Goal of the exercise - Set out every line bearing the string "script".

Exercise inputs -
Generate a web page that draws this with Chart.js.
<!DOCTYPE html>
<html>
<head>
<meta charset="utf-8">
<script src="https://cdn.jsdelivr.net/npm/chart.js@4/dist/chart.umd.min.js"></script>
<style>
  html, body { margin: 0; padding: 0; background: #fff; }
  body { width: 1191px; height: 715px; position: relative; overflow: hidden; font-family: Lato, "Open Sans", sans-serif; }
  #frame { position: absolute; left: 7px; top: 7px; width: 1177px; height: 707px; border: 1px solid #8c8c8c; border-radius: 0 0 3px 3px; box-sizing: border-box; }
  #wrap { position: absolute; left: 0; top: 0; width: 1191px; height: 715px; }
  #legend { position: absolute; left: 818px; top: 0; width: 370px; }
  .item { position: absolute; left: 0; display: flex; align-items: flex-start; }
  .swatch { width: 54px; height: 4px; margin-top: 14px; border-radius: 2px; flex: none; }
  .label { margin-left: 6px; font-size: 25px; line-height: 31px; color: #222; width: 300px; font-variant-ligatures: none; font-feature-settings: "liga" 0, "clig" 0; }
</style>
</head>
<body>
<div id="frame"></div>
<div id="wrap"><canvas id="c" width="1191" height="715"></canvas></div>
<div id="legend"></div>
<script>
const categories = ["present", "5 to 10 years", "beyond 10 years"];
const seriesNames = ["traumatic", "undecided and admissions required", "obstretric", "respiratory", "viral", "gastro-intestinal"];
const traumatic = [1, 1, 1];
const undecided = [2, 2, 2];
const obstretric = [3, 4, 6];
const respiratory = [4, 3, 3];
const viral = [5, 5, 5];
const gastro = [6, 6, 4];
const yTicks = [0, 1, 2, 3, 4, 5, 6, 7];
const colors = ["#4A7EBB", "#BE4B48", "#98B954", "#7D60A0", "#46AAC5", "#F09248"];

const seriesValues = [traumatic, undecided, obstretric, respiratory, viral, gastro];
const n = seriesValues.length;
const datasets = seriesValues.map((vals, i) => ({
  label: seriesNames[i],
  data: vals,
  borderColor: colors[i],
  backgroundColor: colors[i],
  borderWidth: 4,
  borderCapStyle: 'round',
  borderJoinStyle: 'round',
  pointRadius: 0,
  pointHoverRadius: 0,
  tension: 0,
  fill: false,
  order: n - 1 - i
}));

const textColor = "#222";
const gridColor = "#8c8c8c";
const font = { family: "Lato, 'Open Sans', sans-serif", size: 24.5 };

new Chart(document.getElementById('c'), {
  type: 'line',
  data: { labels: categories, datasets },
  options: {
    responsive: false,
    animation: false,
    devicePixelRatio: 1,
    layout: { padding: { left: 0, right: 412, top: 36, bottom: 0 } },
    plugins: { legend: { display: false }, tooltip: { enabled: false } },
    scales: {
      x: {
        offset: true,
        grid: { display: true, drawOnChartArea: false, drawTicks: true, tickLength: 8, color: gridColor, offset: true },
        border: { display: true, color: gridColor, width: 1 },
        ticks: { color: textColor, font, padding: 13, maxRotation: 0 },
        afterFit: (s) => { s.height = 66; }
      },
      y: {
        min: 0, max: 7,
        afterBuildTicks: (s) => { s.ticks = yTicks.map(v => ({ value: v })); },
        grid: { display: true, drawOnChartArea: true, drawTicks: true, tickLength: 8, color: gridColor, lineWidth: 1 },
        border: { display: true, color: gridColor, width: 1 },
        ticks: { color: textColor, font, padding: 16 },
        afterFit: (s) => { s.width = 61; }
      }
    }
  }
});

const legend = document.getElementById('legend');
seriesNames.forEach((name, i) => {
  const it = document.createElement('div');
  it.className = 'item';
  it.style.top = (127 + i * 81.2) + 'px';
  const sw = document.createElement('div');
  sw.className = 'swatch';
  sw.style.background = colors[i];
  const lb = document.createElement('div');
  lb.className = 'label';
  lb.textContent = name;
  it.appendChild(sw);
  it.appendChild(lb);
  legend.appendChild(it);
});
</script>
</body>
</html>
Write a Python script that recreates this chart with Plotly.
--
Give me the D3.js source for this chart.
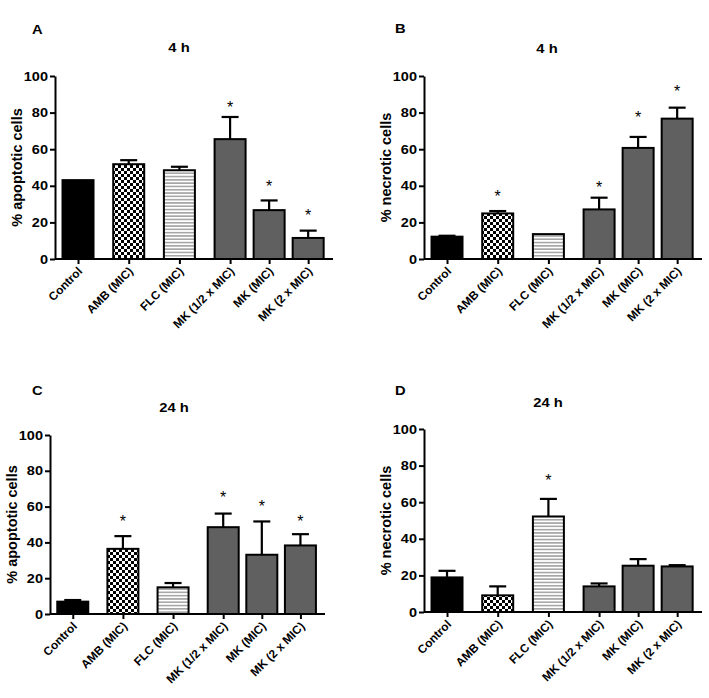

The answer -
<script src="https://cdn.jsdelivr.net/npm/chart.js@4/dist/chart.umd.min.js"></script>
<script>
</script>
Write a Python script that recreates this chart with Plotly.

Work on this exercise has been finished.